• **DATA TO PROCESS**
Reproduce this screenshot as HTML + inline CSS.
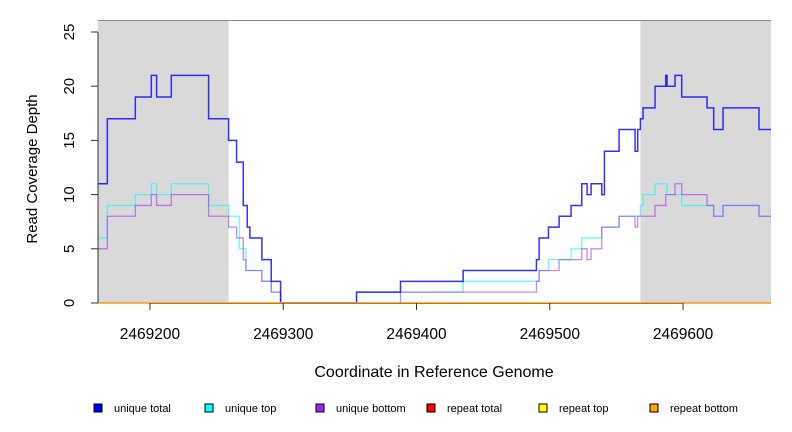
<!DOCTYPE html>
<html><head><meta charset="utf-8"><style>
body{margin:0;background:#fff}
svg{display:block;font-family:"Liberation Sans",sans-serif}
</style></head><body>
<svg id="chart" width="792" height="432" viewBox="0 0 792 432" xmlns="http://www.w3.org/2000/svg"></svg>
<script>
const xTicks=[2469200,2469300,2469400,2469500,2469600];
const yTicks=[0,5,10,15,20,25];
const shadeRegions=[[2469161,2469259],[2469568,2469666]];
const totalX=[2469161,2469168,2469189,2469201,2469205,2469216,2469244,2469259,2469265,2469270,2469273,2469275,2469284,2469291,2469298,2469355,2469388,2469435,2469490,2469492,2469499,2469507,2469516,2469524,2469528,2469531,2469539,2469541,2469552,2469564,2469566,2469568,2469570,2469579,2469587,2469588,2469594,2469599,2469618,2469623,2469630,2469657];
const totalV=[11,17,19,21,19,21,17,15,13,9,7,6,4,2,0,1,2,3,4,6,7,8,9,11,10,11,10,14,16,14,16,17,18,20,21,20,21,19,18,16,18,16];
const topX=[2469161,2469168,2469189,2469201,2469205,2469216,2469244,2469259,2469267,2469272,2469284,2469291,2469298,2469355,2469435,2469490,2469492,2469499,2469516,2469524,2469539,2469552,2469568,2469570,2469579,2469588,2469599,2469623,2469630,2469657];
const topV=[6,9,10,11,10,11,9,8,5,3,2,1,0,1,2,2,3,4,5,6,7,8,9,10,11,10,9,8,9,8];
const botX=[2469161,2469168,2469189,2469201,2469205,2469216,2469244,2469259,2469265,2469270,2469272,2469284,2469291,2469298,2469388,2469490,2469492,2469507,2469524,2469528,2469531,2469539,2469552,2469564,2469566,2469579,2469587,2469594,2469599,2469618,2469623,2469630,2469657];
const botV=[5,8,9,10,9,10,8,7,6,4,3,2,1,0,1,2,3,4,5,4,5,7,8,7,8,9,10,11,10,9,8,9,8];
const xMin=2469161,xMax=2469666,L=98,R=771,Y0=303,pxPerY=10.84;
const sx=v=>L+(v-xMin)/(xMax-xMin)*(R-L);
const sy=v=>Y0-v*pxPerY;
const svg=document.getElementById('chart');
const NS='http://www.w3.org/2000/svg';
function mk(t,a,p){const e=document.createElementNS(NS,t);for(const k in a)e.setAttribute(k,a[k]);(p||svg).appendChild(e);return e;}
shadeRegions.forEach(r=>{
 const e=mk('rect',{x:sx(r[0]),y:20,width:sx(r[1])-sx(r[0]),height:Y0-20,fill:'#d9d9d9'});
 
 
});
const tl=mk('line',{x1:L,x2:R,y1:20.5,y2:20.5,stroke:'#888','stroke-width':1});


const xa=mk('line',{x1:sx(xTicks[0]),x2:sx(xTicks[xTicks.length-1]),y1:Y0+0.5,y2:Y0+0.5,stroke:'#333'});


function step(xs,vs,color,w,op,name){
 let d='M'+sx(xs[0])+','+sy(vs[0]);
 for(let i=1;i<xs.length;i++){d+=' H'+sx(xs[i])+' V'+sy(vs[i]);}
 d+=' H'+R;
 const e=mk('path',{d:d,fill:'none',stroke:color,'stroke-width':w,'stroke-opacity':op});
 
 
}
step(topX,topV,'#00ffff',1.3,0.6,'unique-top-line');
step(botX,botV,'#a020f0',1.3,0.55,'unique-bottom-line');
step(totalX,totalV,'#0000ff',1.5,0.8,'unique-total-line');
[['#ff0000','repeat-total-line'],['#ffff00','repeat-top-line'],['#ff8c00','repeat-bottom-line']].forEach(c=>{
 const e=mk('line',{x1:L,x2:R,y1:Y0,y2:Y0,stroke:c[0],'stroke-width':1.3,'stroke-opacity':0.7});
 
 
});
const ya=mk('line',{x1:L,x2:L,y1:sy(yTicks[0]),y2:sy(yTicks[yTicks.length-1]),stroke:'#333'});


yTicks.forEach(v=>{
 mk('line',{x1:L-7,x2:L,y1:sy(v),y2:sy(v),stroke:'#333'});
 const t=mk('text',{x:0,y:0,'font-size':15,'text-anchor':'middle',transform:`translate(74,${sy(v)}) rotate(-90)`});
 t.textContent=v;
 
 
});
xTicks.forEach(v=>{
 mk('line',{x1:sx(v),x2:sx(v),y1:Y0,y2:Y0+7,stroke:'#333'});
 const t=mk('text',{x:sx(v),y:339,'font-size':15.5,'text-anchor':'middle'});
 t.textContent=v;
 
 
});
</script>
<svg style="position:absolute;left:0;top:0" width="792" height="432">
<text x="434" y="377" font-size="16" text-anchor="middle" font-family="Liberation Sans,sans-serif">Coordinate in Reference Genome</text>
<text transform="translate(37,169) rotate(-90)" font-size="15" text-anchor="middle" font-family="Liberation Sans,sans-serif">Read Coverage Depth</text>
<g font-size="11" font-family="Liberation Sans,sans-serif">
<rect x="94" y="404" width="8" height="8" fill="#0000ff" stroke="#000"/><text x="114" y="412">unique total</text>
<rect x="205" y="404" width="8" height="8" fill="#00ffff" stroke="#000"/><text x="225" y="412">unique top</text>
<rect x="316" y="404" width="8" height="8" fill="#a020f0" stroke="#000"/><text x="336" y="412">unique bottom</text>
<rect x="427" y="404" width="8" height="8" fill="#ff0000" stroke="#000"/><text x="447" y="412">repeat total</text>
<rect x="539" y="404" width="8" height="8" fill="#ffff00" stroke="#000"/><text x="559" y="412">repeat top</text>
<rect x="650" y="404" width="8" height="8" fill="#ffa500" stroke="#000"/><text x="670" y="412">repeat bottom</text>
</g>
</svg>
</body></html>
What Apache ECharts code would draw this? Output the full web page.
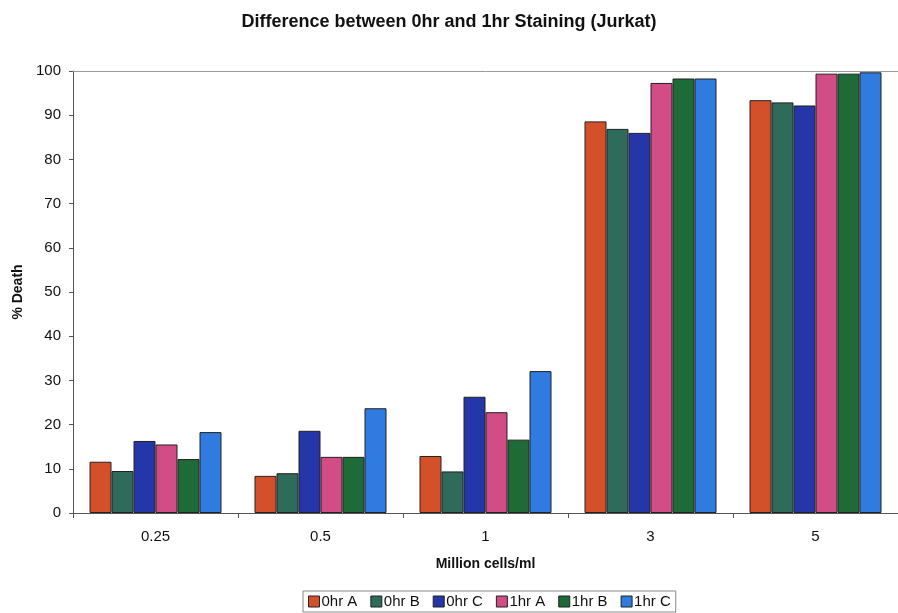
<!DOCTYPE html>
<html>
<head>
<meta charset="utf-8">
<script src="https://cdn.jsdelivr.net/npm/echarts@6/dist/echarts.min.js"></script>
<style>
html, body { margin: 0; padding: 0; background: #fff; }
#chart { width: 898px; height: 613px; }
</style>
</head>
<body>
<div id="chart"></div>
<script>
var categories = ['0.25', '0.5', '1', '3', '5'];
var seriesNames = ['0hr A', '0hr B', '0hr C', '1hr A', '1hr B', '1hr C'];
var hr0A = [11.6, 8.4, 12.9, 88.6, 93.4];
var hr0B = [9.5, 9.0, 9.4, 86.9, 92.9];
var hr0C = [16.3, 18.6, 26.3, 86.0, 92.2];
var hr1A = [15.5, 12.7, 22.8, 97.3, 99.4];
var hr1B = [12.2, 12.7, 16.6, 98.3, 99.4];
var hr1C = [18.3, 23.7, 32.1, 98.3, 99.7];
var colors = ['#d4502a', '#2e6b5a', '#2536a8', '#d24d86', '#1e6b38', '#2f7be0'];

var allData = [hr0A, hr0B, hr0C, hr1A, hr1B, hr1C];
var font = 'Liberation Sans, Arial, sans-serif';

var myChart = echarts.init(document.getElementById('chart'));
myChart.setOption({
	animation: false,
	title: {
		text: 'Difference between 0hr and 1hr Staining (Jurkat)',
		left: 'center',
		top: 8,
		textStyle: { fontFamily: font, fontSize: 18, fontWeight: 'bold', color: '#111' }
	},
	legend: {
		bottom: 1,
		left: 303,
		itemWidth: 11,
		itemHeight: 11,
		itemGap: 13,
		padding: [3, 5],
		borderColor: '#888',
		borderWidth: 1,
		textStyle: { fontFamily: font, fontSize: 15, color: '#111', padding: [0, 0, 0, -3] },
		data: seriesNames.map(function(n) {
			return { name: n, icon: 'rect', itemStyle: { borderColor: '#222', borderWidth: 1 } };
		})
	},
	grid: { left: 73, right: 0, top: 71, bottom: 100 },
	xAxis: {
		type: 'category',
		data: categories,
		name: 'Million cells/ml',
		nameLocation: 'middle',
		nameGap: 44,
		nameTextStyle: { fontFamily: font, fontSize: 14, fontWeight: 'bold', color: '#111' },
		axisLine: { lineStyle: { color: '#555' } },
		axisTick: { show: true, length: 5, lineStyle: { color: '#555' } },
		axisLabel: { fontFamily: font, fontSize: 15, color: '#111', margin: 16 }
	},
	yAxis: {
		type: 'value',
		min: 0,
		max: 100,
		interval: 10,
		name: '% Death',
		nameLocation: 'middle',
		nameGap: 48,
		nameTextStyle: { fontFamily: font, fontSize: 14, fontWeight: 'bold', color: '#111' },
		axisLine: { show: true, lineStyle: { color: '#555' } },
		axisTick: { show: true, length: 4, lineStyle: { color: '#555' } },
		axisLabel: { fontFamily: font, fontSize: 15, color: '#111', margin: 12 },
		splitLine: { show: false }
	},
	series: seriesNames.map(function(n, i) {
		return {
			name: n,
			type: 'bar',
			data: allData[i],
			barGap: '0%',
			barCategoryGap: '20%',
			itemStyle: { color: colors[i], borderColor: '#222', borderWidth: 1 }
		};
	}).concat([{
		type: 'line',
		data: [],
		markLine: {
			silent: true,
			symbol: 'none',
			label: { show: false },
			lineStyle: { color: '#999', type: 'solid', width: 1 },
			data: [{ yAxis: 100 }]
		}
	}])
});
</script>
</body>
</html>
...
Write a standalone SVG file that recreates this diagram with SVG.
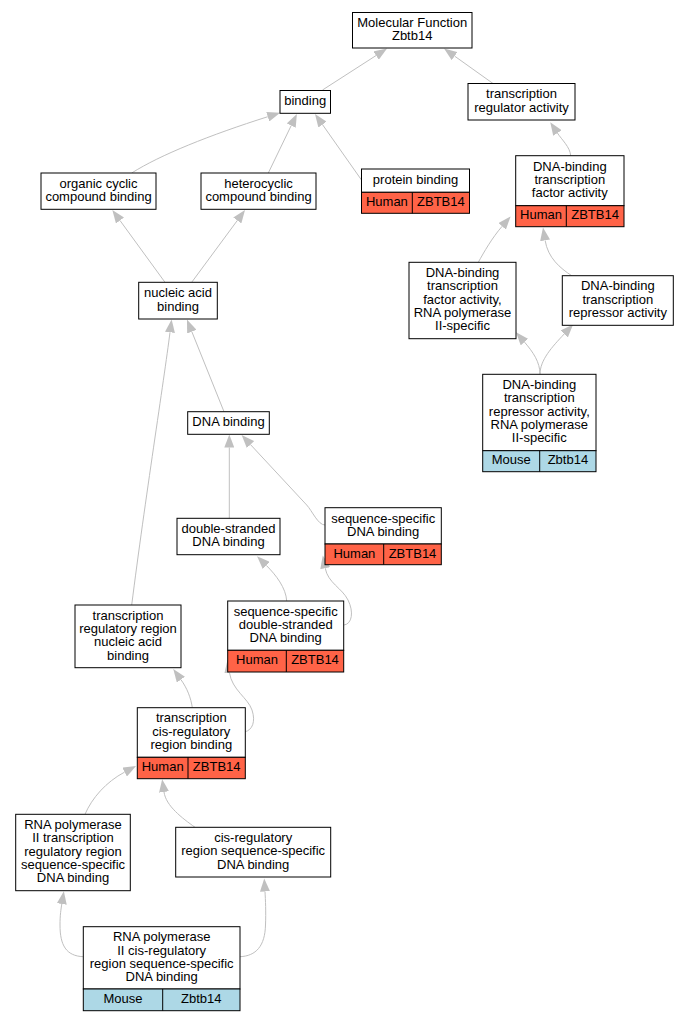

• **EXERCISE GOAL**
Extract every line containing the string "this" from the material.

• **EXPECTED ANSWER**
Reproduce this screenshot as HTML + inline CSS.
What Apache ECharts code would draw this? Output the full web page.
Write a standalone SVG file that recreates this diagram with SVG.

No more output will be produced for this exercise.